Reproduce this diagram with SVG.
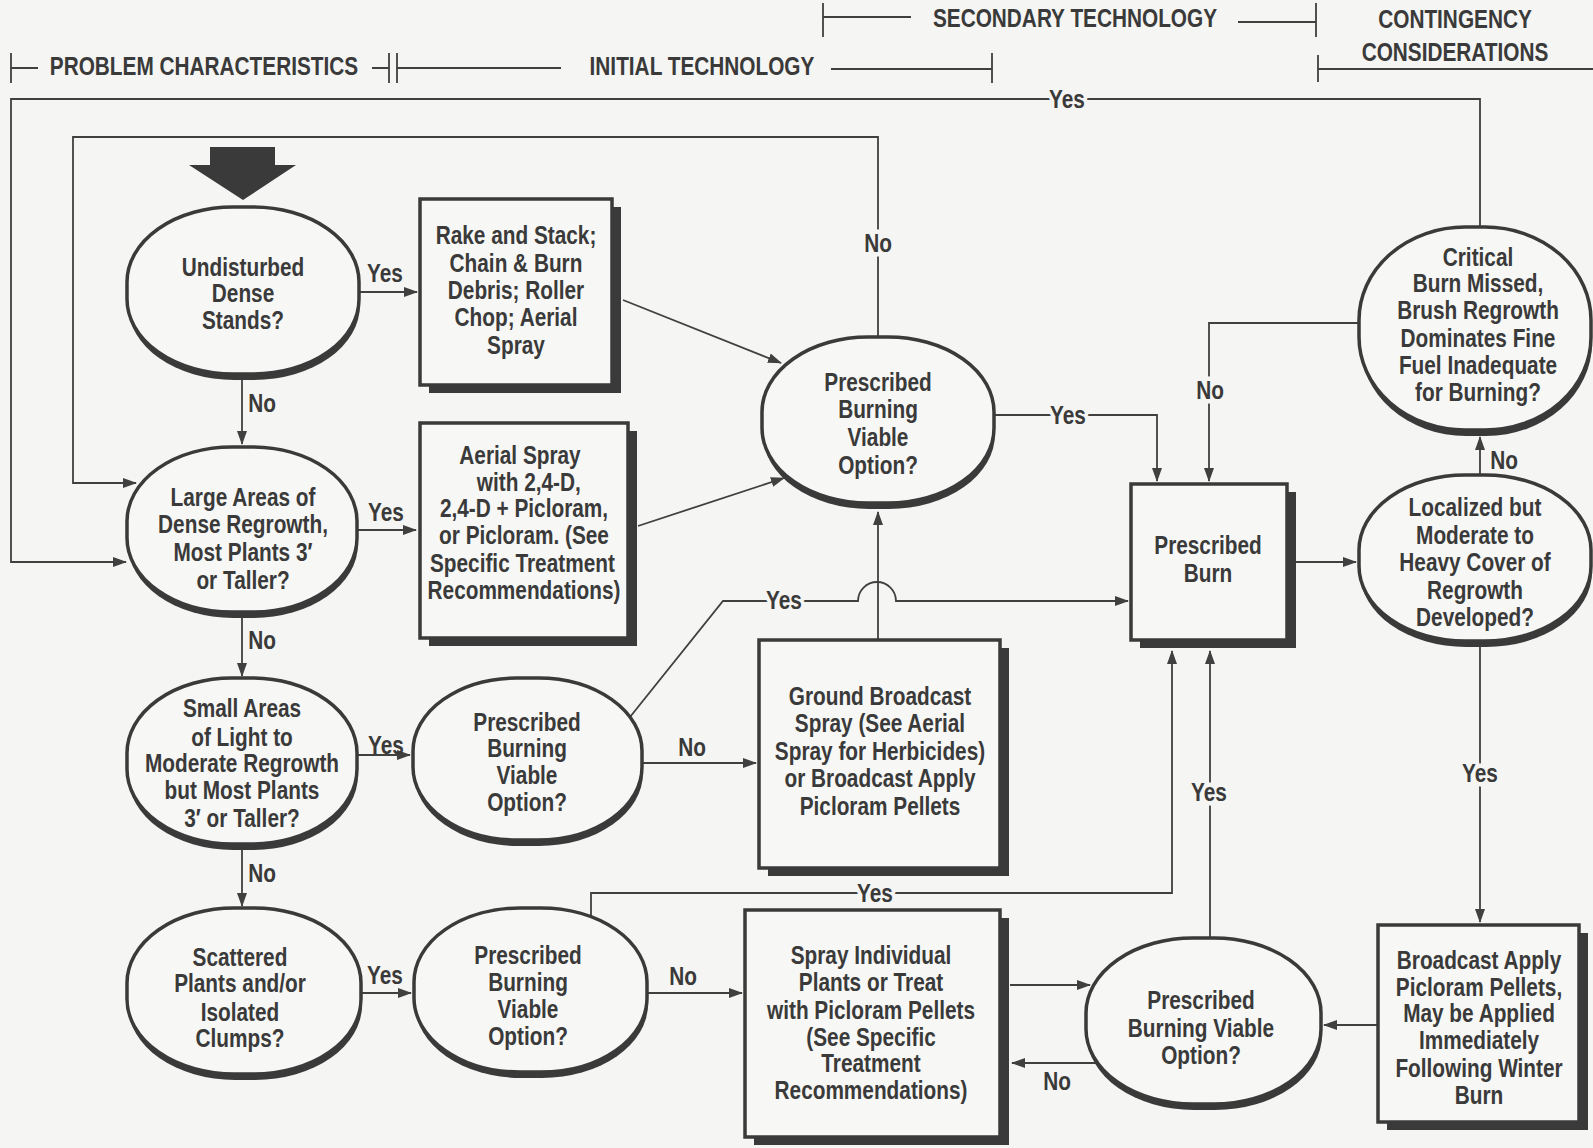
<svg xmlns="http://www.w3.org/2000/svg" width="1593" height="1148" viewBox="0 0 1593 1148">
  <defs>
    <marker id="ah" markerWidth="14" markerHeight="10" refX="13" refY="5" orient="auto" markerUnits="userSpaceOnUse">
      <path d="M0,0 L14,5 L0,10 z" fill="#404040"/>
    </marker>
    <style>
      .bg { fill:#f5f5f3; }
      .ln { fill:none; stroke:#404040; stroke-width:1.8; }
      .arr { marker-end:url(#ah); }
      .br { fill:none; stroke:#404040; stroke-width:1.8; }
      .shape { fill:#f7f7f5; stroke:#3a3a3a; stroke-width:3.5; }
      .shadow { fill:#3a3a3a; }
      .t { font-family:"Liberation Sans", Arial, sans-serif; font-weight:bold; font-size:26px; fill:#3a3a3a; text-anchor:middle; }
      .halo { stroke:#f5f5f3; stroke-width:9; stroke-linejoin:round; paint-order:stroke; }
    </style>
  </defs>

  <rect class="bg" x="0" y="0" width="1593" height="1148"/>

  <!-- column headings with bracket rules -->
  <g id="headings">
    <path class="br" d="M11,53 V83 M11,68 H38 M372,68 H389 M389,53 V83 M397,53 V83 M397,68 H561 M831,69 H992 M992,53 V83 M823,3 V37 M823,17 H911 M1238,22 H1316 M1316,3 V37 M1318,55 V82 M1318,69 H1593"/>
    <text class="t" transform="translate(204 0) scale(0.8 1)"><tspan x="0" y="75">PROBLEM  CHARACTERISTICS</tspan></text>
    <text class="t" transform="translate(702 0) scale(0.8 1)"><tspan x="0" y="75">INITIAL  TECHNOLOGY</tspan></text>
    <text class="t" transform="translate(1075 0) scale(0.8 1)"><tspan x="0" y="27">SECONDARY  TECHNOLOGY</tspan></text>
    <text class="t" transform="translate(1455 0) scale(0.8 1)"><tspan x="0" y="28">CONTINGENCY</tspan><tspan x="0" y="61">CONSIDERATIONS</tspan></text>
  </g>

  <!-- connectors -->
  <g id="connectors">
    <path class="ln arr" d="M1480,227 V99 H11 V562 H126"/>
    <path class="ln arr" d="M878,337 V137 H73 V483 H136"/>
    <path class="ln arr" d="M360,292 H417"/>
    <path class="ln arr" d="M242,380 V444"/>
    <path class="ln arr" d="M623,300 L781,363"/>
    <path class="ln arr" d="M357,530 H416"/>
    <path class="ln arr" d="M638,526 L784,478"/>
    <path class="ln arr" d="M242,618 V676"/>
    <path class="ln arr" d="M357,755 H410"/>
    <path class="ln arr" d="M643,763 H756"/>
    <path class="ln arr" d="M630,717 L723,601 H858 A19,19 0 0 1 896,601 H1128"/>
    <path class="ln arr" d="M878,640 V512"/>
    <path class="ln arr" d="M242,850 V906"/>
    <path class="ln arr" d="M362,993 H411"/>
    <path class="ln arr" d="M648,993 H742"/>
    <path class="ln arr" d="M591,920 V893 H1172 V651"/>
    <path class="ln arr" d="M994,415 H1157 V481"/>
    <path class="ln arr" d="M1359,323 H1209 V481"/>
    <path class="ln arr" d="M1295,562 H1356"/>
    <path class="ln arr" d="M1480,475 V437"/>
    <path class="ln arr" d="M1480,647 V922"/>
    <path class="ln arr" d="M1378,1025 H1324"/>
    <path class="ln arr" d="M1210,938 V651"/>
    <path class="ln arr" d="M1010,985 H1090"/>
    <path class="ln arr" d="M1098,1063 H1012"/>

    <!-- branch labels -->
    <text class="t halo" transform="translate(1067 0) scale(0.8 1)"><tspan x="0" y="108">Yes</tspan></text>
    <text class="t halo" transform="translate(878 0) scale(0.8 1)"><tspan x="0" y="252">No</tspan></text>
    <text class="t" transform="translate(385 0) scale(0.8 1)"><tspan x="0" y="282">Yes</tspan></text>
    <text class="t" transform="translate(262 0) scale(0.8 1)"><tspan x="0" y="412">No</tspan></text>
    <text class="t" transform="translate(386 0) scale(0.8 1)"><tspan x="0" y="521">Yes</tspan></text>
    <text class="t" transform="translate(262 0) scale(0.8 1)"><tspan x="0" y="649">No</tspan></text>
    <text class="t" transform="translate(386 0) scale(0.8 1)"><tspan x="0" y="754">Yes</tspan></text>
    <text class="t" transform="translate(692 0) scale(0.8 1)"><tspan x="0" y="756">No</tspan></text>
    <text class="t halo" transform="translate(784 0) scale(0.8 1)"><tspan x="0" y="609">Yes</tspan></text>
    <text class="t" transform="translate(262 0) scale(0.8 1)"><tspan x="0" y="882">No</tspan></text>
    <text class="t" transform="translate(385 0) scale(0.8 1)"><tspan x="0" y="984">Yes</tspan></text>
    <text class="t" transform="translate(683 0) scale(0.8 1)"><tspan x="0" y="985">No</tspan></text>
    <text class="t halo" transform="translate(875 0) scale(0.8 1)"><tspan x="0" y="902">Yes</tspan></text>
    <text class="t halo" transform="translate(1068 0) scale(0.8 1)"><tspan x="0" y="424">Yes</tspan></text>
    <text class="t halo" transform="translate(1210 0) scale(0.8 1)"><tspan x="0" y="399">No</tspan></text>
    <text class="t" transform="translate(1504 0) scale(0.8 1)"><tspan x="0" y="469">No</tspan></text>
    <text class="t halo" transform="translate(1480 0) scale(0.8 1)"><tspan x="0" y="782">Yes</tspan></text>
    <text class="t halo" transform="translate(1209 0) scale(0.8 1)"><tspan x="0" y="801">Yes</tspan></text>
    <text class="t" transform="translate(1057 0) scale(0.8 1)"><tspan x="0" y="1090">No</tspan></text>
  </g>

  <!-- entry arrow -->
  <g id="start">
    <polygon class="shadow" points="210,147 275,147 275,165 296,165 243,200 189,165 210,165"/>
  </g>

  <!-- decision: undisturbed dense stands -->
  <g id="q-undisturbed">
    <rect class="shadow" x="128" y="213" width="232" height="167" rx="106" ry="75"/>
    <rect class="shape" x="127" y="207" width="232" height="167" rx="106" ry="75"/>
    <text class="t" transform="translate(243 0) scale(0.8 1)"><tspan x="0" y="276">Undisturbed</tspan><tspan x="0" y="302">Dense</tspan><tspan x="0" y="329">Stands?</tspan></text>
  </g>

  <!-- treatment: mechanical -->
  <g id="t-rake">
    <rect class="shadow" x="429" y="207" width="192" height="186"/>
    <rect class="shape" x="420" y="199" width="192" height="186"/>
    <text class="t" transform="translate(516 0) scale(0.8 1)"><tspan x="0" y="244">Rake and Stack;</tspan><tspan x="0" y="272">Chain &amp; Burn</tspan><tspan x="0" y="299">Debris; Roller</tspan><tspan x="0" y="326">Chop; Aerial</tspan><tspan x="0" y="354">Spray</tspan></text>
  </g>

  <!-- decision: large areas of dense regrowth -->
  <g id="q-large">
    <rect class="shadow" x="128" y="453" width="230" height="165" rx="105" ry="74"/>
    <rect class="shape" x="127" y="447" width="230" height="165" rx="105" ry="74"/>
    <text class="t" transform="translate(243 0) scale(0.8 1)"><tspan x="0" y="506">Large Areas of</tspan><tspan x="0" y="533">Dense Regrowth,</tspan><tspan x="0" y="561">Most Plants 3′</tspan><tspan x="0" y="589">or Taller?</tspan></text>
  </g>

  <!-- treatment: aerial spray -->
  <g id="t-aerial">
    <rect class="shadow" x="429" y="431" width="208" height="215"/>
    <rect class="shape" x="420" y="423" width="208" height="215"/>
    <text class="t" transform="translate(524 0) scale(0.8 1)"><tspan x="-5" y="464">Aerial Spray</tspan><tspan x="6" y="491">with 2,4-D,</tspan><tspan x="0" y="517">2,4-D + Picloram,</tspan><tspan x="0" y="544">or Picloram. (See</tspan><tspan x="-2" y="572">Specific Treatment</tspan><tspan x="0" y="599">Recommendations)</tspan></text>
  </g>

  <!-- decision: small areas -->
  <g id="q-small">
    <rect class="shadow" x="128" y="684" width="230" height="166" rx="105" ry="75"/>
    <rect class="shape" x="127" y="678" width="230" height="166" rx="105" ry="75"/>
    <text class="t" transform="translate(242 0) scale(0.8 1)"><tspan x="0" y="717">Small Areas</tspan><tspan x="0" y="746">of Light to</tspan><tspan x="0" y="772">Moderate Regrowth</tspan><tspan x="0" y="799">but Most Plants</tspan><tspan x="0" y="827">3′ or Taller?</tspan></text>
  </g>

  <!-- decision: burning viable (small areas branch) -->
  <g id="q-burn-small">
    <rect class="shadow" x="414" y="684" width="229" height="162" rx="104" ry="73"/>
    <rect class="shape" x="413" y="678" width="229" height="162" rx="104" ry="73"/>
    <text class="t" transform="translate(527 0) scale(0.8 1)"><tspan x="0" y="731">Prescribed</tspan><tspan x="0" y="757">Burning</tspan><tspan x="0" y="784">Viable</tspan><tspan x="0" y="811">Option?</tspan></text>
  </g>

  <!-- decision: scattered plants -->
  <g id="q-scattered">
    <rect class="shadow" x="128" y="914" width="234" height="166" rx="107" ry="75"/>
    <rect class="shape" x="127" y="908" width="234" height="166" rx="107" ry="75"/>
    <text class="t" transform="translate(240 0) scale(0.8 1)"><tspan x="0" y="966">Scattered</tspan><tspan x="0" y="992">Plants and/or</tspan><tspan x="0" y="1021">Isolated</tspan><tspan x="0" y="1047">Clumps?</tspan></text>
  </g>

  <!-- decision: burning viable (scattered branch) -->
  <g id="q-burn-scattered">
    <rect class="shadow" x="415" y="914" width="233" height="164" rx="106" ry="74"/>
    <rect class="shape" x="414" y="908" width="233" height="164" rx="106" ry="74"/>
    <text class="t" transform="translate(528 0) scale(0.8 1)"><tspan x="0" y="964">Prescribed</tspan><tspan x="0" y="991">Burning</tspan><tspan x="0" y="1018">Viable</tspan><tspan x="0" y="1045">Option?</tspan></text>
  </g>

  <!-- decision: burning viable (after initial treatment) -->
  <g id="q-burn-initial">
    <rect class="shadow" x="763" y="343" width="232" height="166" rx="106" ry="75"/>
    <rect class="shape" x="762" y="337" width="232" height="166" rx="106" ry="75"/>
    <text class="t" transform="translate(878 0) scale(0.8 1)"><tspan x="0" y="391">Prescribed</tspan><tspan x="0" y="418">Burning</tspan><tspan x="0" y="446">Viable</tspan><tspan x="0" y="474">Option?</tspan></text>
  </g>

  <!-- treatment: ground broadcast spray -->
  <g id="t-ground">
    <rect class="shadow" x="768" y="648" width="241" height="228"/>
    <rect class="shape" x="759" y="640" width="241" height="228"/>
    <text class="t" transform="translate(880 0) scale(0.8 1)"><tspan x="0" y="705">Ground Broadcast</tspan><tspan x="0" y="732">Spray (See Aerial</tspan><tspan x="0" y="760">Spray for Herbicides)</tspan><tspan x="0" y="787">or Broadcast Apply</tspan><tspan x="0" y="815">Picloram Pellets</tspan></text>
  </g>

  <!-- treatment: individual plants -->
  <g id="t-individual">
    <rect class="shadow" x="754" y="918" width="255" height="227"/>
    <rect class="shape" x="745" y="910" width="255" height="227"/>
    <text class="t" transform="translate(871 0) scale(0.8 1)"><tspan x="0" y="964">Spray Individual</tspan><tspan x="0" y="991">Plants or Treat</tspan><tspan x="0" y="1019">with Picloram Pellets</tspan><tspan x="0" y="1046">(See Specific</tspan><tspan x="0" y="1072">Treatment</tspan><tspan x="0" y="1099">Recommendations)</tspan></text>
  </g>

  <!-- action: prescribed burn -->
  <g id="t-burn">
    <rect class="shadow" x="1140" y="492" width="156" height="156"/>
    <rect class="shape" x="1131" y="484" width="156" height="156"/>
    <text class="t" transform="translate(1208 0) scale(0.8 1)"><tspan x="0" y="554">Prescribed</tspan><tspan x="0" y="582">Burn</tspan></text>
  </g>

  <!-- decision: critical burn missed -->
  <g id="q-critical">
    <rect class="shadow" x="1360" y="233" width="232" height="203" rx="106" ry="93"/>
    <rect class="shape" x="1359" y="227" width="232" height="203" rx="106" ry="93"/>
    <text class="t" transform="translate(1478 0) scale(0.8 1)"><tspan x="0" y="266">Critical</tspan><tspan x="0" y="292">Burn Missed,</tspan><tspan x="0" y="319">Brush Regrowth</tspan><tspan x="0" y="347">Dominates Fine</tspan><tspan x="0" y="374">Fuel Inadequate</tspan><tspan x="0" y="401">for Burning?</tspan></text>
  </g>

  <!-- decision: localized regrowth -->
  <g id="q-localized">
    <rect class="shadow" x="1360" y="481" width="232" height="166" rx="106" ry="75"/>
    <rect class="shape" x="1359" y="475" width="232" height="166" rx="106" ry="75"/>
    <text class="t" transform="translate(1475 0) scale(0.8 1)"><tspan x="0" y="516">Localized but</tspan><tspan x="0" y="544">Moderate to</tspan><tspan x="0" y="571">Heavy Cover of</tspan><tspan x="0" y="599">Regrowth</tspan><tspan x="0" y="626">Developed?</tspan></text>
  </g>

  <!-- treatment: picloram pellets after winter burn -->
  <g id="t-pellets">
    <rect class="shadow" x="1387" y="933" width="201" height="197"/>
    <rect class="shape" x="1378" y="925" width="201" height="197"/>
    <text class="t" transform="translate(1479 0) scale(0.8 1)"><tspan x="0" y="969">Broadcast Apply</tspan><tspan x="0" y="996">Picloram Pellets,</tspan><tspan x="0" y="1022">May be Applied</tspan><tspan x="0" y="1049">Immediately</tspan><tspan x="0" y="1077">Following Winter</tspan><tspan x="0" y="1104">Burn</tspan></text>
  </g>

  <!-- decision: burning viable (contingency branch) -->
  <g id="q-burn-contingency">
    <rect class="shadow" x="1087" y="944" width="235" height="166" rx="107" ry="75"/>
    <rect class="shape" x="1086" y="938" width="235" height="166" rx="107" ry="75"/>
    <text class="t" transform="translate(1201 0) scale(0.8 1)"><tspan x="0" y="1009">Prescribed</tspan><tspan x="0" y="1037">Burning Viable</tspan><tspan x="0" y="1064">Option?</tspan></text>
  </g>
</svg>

» WHAT THE EXERCISE ASKS:
Pick out each line above that includes "with" and show it.

» THE RESPONSE:
Reproduce this diagram with SVG.
  <!-- column headings with bracket rules -->
    <text class="t" transform="translate(524 0) scale(0.8 1)"><tspan x="-5" y="464">Aerial Spray</tspan><tspan x="6" y="491">with 2,4-D,</tspan><tspan x="0" y="517">2,4-D + Picloram,</tspan><tspan x="0" y="544">or Picloram. (See</tspan><tspan x="-2" y="572">Specific Treatment</tspan><tspan x="0" y="599">Recommendations)</tspan></text>
    <text class="t" transform="translate(871 0) scale(0.8 1)"><tspan x="0" y="964">Spray Individual</tspan><tspan x="0" y="991">Plants or Treat</tspan><tspan x="0" y="1019">with Picloram Pellets</tspan><tspan x="0" y="1046">(See Specific</tspan><tspan x="0" y="1072">Treatment</tspan><tspan x="0" y="1099">Recommendations)</tspan></text>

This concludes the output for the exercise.